Python ntpq
Eric S. Raymond
esr at thyrsus.com
Sun Nov 27 02:58:42 UTC 2016
Hal Murray <hmurray at megapathdsl.net>:
>
> > OTOH, I think "sensible upper limit" is reasonable to try. What would you
> > propose? Is there any way to gather statistics on the length distribution
> > of hostmes, so we can set a threshold that handles 95% of cases?
>
> We could write a script that does DNS lookups on the pool servers, reverses
> those addresses, and then does whatever statistics you want. You will get
> different statistics if you do/don't eliminate duplicates.

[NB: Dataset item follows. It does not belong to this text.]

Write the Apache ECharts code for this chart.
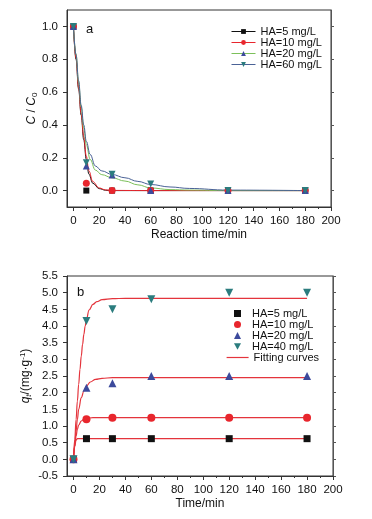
<!DOCTYPE html>
<html>
<head>
<meta charset="utf-8">
<script src="https://cdn.jsdelivr.net/npm/echarts@6/dist/echarts.min.js"></script>
<style>
html, body { margin: 0; padding: 0; background: #fff; }
#main { width: 372px; height: 519px; }
</style>
</head>
<body>
<div id="main"></div>
<script>
// ---- panel a: C/C0 vs reaction time ----
var timesA = [0, 10, 30, 60, 120, 180];
var ptsA5 = [1.0, 0.0, 0.0, 0.0, 0.0, 0.0];
var ptsA10 = [1.0, 0.045, 0.0, 0.0, 0.0, 0.0];
var ptsA20 = [1.0, 0.15, 0.095, 0.0, 0.0, 0.0];
var ptsA60 = [1.0, 0.17, 0.1, 0.04, 0.0, 0.0];

// fitted curves
var curveTA = [0, 2, 4, 6, 8, 10, 12, 15, 20, 25, 30, 60, 120, 180];
var curveA5 = [1.0, 0.8, 0.62, 0.46, 0.31, 0.19, 0.1, 0.045, 0.012, 0.002, 0.0, 0.0, 0.0, 0.0];
var curveA10 = [1.0, 0.81, 0.63, 0.47, 0.33, 0.21, 0.12, 0.055, 0.016, 0.004, 0.001, 0.0, 0.0, 0.0];
var curveTA2 = [0, 2, 4, 6, 8, 10, 13, 17, 22, 30, 40, 50, 60, 75, 90, 120, 180];
var curveA20 = [1.0, 0.83, 0.66, 0.51, 0.38, 0.28, 0.19, 0.125, 0.097, 0.078, 0.058, 0.035, 0.016, 0.006, 0.003, 0.0, 0.0];
var curveA60 = [1.0, 0.83, 0.67, 0.52, 0.4, 0.3, 0.22, 0.15, 0.12, 0.098, 0.078, 0.056, 0.037, 0.022, 0.013, 0.003, 0.0];

// ---- panel b: qt vs time ----
var timesB = [0, 10, 30, 60, 120, 180];
var ptsB5 = [0, 0.62, 0.62, 0.62, 0.62, 0.62];
var ptsB10 = [0, 1.2, 1.25, 1.25, 1.25, 1.25];
var ptsB20 = [0, 2.15, 2.28, 2.5, 2.5, 2.5];
var ptsB40 = [0, 4.15, 4.5, 4.8, 5.0, 5.0];

var fitT5 = [0, 1, 2, 3, 5, 180];
var fitB5 = [0, 0.4, 0.58, 0.62, 0.62, 0.62];
var fitT10 = [0, 1, 2, 3, 4, 6, 8, 10, 15, 180];
var fitB10 = [0, 0.4, 0.7, 0.9, 1.03, 1.15, 1.2, 1.23, 1.25, 1.25];
var fitT20 = [0, 1, 2, 3, 4, 6, 8, 10, 13, 17, 22, 30, 180];
var fitB20 = [0, 0.45, 0.85, 1.2, 1.5, 1.85, 2.05, 2.2, 2.32, 2.4, 2.43, 2.45, 2.45];
var fitT40 = [0, 1, 2, 3, 4, 5, 6, 7, 8, 9, 10, 12, 15, 18, 22, 30, 40, 180];
var fitB40 = [0, 0.6, 1.2, 1.75, 2.25, 2.7, 3.1, 3.45, 3.75, 4.0, 4.2, 4.48, 4.65, 4.73, 4.79, 4.82, 4.83, 4.83];

var xTicks = [0, 20, 40, 60, 80, 100, 120, 140, 160, 180, 200];
var xMinor = [10, 30, 50, 70, 90, 110, 130, 150, 170, 190];
var yTicksA = [0, 0.2, 0.4, 0.6, 0.8, 1.0];

var namesA = ['HA=5 mg/L', 'HA=10 mg/L', 'HA=20 mg/L', 'HA=60 mg/L'];
var namesB = ['HA=5 mg/L ', 'HA=10 mg/L ', 'HA=20 mg/L ', 'HA=40 mg/L '];

var FONT = 'Liberation Sans, Arial, sans-serif';
var cBlack = '#111111', cRed = '#e8262d', cBlue = '#3c4a9c', cTeal = '#2b7c7e';
var lBlack = '#111111', lRed = '#e8262d', lGreen = '#7cc05a', lBlue = '#4a6296';
var fitRed = '#e4343c';

function pairs(xs, ys) {
    return xs.map(function (x, i) { return [x, ys[i]]; });
}

function mainX(gi, name, gap) {
    return {
        gridIndex: gi, type: 'value', min: -5, max: 200,
        name: name, nameLocation: 'middle', nameGap: gap,
        nameTextStyle: { fontFamily: FONT, fontSize: 12, color: '#111' },
        axisLine: { onZero: false, lineStyle: { color: '#333', width: 1 } },
        axisTick: { show: true, length: 4, customValues: xTicks, lineStyle: { color: '#333' } },
        axisLabel: { customValues: xTicks, margin: 8, fontFamily: FONT, fontSize: 11.5, color: '#111' },
        splitLine: { show: false }
    };
}
function minorX(gi) {
    return {
        gridIndex: gi, type: 'value', min: -5, max: 200, position: 'bottom',
        axisLine: { show: false, onZero: false },
        axisTick: { show: true, length: 2, customValues: xMinor, lineStyle: { color: '#333' } },
        axisLabel: { show: false }, splitLine: { show: false }
    };
}

var option = {
    backgroundColor: '#fff',
    animation: false,
    grid: [
        { left: 67, right: 41, top: 10, height: 197, show: true, borderColor: '#333', borderWidth: 1 },
        { left: 67, right: 39, top: 276, height: 200, show: true, borderColor: '#333', borderWidth: 1 }
    ],
    xAxis: [
        mainX(0, 'Reaction time/min', 22),
        mainX(1, 'Time/min', 22),
        minorX(0),
        minorX(1)
    ],
    yAxis: [
        {
            gridIndex: 0, type: 'value', min: -0.1, max: 1.1,
            name: '{i|C} / {i|C}{s|0}', nameLocation: 'middle', nameGap: 28, nameRotate: 90,
            nameMoveOverlap: false,
            nameTextStyle: {
                fontFamily: FONT, fontSize: 12, color: '#111',
                rich: {
                    i: { fontStyle: 'italic', fontFamily: FONT, fontSize: 12, color: '#111' },
                    s: { fontFamily: FONT, fontSize: 8, color: '#111', verticalAlign: 'bottom', padding: [6, 0, 0, 0] }
                }
            },
            axisLine: { onZero: false, lineStyle: { color: '#333' } },
            axisTick: { length: 4, customValues: yTicksA, lineStyle: { color: '#333' } },
            axisLabel: {
                customValues: yTicksA, margin: 9, fontFamily: FONT, fontSize: 11.5, color: '#111',
                formatter: function (v) { return v.toFixed(1); }
            },
            splitLine: { show: false }
        },
        {
            gridIndex: 1, type: 'value', min: -0.5, max: 5.5, interval: 0.5,
            name: '{i|q}{is|t}/(mg·g{sup|-1})', nameLocation: 'middle', nameGap: 34, nameRotate: 90,
            nameMoveOverlap: false,
            nameTextStyle: {
                fontFamily: FONT, fontSize: 12, color: '#111',
                rich: {
                    i: { fontStyle: 'italic', fontFamily: FONT, fontSize: 12, color: '#111' },
                    is: { fontStyle: 'italic', fontFamily: FONT, fontSize: 8, color: '#111', padding: [6, 0, 0, 0] },
                    sup: { fontFamily: FONT, fontSize: 8, color: '#111', padding: [0, 0, 6, 0] }
                }
            },
            axisLine: { onZero: false, lineStyle: { color: '#333' } },
            axisTick: { length: 4, lineStyle: { color: '#333' } },
            axisLabel: {
                margin: 9, fontFamily: FONT, fontSize: 11.5, color: '#111',
                formatter: function (v) { return v.toFixed(1); }
            },
            splitLine: { show: false }
        },
        {
            gridIndex: 0, type: 'value', min: -0.1, max: 1.1, position: 'right',
            axisLine: { show: true, onZero: false, lineStyle: { color: '#555' } },
            axisTick: { show: true, length: 3, customValues: yTicksA, lineStyle: { color: '#555' } },
            axisLabel: { show: false }, splitLine: { show: false }
        },
        {
            gridIndex: 1, type: 'value', min: -0.5, max: 5.5, interval: 0.5, position: 'right',
            axisLine: { show: true, onZero: false, lineStyle: { color: '#555' } },
            axisTick: { show: true, length: 3, lineStyle: { color: '#555' } },
            axisLabel: { show: false }, splitLine: { show: false }
        }
    ],
    legend: [
        {
            data: namesA, left: 226, top: 21, orient: 'vertical',
            itemWidth: 24, itemHeight: 6, itemGap: 0,
            lineStyle: { width: 1 },
            textStyle: { fontFamily: FONT, fontSize: 11, color: '#111', lineHeight: 11, height: 11 }
        },
        {
            data: namesB, left: 229, top: 303, orient: 'vertical',
            itemWidth: 7, itemHeight: 7, itemGap: 0,
            textStyle: { fontFamily: FONT, fontSize: 11, color: '#111', lineHeight: 11, height: 11, padding: [0, 0, 0, 6] }
        },
        {
            data: [{ name: 'Fitting curves', itemStyle: { opacity: 0 } }],
            left: 221, top: 347, orient: 'vertical',
            itemWidth: 22, itemHeight: 7, itemGap: 0,
            lineStyle: { width: 1.2 },
            textStyle: { fontFamily: FONT, fontSize: 11, color: '#111', lineHeight: 11, height: 11 }
        }
    ],
    graphic: [
        { type: 'text', left: 86, top: 23, style: { text: 'a', fontFamily: FONT, fontSize: 13, fill: '#111' } },
        { type: 'text', left: 77, top: 286, style: { text: 'b', fontFamily: FONT, fontSize: 13, fill: '#111' } }
    ],
    series: []
};

// panel a: fitted curves (named, for legend) + measured points
var aCurves = [curveA5, curveA10, curveA20, curveA60];
var aCurveT = [curveTA, curveTA, curveTA2, curveTA2];
var aPts = [ptsA5, ptsA10, ptsA20, ptsA60];
var aLine = [lBlack, lRed, lGreen, lBlue];
var aMark = [cBlack, cRed, cBlue, cTeal];
var aSym = ['rect', 'circle', 'triangle', 'path://M0,0 L10,0 L5,9 Z'];
var aSize = [6, 7, 7, 7];

aCurves.forEach(function (c, i) {
    option.series.push({
        name: namesA[i], type: 'line', xAxisIndex: 0, yAxisIndex: 0,
        data: pairs(aCurveT[i], c), smooth: 0.4, smoothMonotone: 'x',
        showSymbol: false, symbol: aSym[i], symbolSize: aSize[i],
        itemStyle: { color: aMark[i] },
        lineStyle: { color: aLine[i], width: 1 },
        z: 2
    });
});
aPts.forEach(function (p, i) {
    option.series.push({
        name: namesA[i] + ' pts', type: 'scatter', xAxisIndex: 0, yAxisIndex: 0,
        data: pairs(timesA, p), symbol: aSym[i], symbolSize: aSize[i],
        itemStyle: { color: aMark[i], opacity: 1 }, z: 3
    });
});

// panel b: measured points + red fitting curves
var bPts = [ptsB5, ptsB10, ptsB20, ptsB40];
bPts.forEach(function (p, i) {
    option.series.push({
        name: namesB[i], type: 'scatter', xAxisIndex: 1, yAxisIndex: 1,
        data: pairs(timesB, p), symbol: aSym[i], symbolSize: aSize[i] + 1,
        itemStyle: { color: aMark[i], opacity: 1 }, z: 3
    });
});
var fitsT = [fitT5, fitT10, fitT20, fitT40];
var fitsB = [fitB5, fitB10, fitB20, fitB40];
fitsB.forEach(function (f, i) {
    option.series.push({
        name: 'Fitting curves', type: 'line', xAxisIndex: 1, yAxisIndex: 1,
        data: pairs(fitsT[i], f), smooth: 0.4, smoothMonotone: 'x',
        showSymbol: false, symbol: 'none',
        itemStyle: { color: fitRed },
        lineStyle: { color: fitRed, width: 1.2 },
        z: 2
    });
});

var myChart = echarts.init(document.getElementById('main'), null, { renderer: 'canvas' });
myChart.setOption(option);
</script>
</body>
</html>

Yes. But no big deal to collect both.
> A quick poking around finds things like
> c-24-15-80-185.hsd1.il.comcast.net
> 4e.f4.36a9.ip4.static.sl-reverse.com
>
> I don't have any IPv6 examples handy.
>
> How about you set things up for 25 or 30 and we can see how that feels while
> I collect data?
That works for me, but...
> Another approach would be to make it big enough for the worst case IPv6
> numerical printout.
...I like that better, because we can document it as a principled limit
rather than an arbitrary magic number.
Looks to me like the number 39 would work. That's 8 4-byte hex octets
plus seven colon separators.
Your examples, which are on the long side but not atypical for ISP
hostnames, are 34 and 36 characters. I don't think I often see
anything longer than that. Which gives me a good feeling about this number;
I bet we'll find it is 2 STDs above mean.